Stated task>
In your copy, leave out the pictures; write out all the data exactly.

Data provided>
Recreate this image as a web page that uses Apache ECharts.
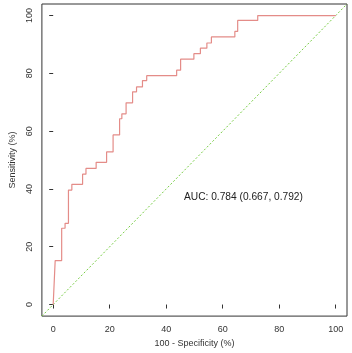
<!DOCTYPE html>
<html>
<head>
<meta charset="utf-8">
<script src="https://cdn.jsdelivr.net/npm/echarts@6/dist/echarts.min.js"></script>
<style>
  html, body { margin: 0; padding: 0; background: #fff; }
  #chart { width: 352px; height: 353px; }
</style>
</head>
<body>
<div id="chart"></div>
<script>
// 100 - specificity (%) at each step corner, and sensitivity (%)
const fpr = [0, 0.7, 3.0, 4.2, 5.4, 6.6, 10.4, 11.6, 15.2, 18.9, 21.2, 23.5, 24.3, 25.8, 28.1, 29.5, 31.6, 33.1, 43.7, 45.1, 49.8, 52.1, 54.4, 56.0, 64.3, 65.3, 72.4, 100]
const sens = [0, 15.2, 26.4, 28.1, 39.6, 41.6, 45.1, 47.1, 49.2, 52.8, 58.7, 64.3, 66.0, 69.8, 73.6, 75.3, 77.5, 79.2, 81.1, 84.9, 86.8, 88.7, 90.5, 92.6, 94.5, 98.3, 100, 100]
const tickValues = [0, 20, 40, 60, 80, 100]
const diagonal = [[-4, -4], [104, 104]]
const aucText = 'AUC: 0.784 (0.667, 0.792)'

const font = '"Liberation Sans", Arial, sans-serif'
const chart = echarts.init(document.getElementById('chart'))

const axisCommon = {
  type: 'value',
  min: -4,
  max: 104,
  nameLocation: 'middle',
  nameTextStyle: { color: '#333', fontSize: 9, fontFamily: font },
  axisLine: { show: false },
  axisTick: {
    show: true,
    inside: false,
    length: 4,
    customValues: tickValues,
    lineStyle: { color: '#333', width: 1 }
  },
  axisLabel: {
    customValues: tickValues,
    color: '#333',
    fontSize: 9,
    fontFamily: font
  },
  splitLine: { show: false }
}

const option = {
  animation: false,
  backgroundColor: '#fff',
  grid: {
    show: true,
    left: 36,
    right: 5,
    top: 4,
    bottom: 35,
    borderColor: '#333',
    borderWidth: 1
  },
  xAxis: Object.assign({}, axisCommon, {
    name: '100 - Specificity (%)',
    nameGap: 20,
    axisLabel: Object.assign({}, axisCommon.axisLabel, { margin: 9 })
  }),
  yAxis: Object.assign({}, axisCommon, {
    name: 'Sensitivity (%)',
    nameGap: 24,
    axisLabel: Object.assign({}, axisCommon.axisLabel, { rotate: 90, margin: 8 })
  }),
  series: [
    {
      type: 'line',
      data: diagonal,
      symbol: 'none',
      silent: true,
      lineStyle: { color: '#77cc44', width: 1, type: [2, 2] }
    },
    {
      type: 'line',
      data: fpr.map((x, i) => [x, sens[i]]),
      step: 'end',
      symbol: 'none',
      lineStyle: { color: '#e48c88', width: 1.2 }
    }
  ],
  graphic: [
    {
      type: 'text',
      left: 184,
      top: 192,
      style: {
        text: aucText,
        fill: '#222',
        fontSize: 10.2,
        fontFamily: font
      }
    }
  ]
}

chart.setOption(option)
</script>
</body>
</html>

Exercise answer>
Recreate this image as a web page that uses Apache ECharts.
<!DOCTYPE html>
<html>
<head>
<meta charset="utf-8">
<script src="https://cdn.jsdelivr.net/npm/echarts@6/dist/echarts.min.js"></script>
<style>
  html, body { margin: 0; padding: 0; background: #fff; }
  #chart { width: 352px; height: 353px; }
</style>
</head>
<body>
<div id="chart"></div>
<script>
// 100 - specificity (%) at each step corner, and sensitivity (%)
const fpr = [0, 0.7, 3.0, 4.2, 5.4, 6.6, 10.4, 11.6, 15.2, 18.9, 21.2, 23.5, 24.3, 25.8, 28.1, 29.5, 31.6, 33.1, 43.7, 45.1, 49.8, 52.1, 54.4, 56.0, 64.3, 65.3, 72.4, 100]
const sens = [0, 15.2, 26.4, 28.1, 39.6, 41.6, 45.1, 47.1, 49.2, 52.8, 58.7, 64.3, 66.0, 69.8, 73.6, 75.3, 77.5, 79.2, 81.1, 84.9, 86.8, 88.7, 90.5, 92.6, 94.5, 98.3, 100, 100]
const tickValues = [0, 20, 40, 60, 80, 100]
const diagonal = [[-4, -4], [104, 104]]
const aucText = 'AUC: 0.784 (0.667, 0.792)'

const font = '"Liberation Sans", Arial, sans-serif'
const chart = echarts.init(document.getElementById('chart'))

const axisCommon = {
  type: 'value',
  min: -4,
  max: 104,
  nameLocation: 'middle',
  nameTextStyle: { color: '#333', fontSize: 9, fontFamily: font },
  axisLine: { show: false },
  axisTick: {
    show: true,
    inside: false,
    length: 4,
    customValues: tickValues,
    lineStyle: { color: '#333', width: 1 }
  },
  axisLabel: {
    customValues: tickValues,
    color: '#333',
    fontSize: 9,
    fontFamily: font
  },
  splitLine: { show: false }
}

const option = {
  animation: false,
  backgroundColor: '#fff',
  grid: {
    show: true,
    left: 36,
    right: 5,
    top: 4,
    bottom: 35,
    borderColor: '#333',
    borderWidth: 1
  },
  xAxis: Object.assign({}, axisCommon, {
    name: '100 - Specificity (%)',
    nameGap: 20,
    axisLabel: Object.assign({}, axisCommon.axisLabel, { margin: 9 })
  }),
  yAxis: Object.assign({}, axisCommon, {
    name: 'Sensitivity (%)',
    nameGap: 24,
    axisLabel: Object.assign({}, axisCommon.axisLabel, { rotate: 90, margin: 8 })
  }),
  series: [
    {
      type: 'line',
      data: diagonal,
      symbol: 'none',
      silent: true,
      lineStyle: { color: '#77cc44', width: 1, type: [2, 2] }
    },
    {
      type: 'line',
      data: fpr.map((x, i) => [x, sens[i]]),
      step: 'end',
      symbol: 'none',
      lineStyle: { color: '#e48c88', width: 1.2 }
    }
  ],
  graphic: [
    {
      type: 'text',
      left: 184,
      top: 192,
      style: {
        text: aucText,
        fill: '#222',
        fontSize: 10.2,
        fontFamily: font
      }
    }
  ]
}

chart.setOption(option)
</script>
</body>
</html>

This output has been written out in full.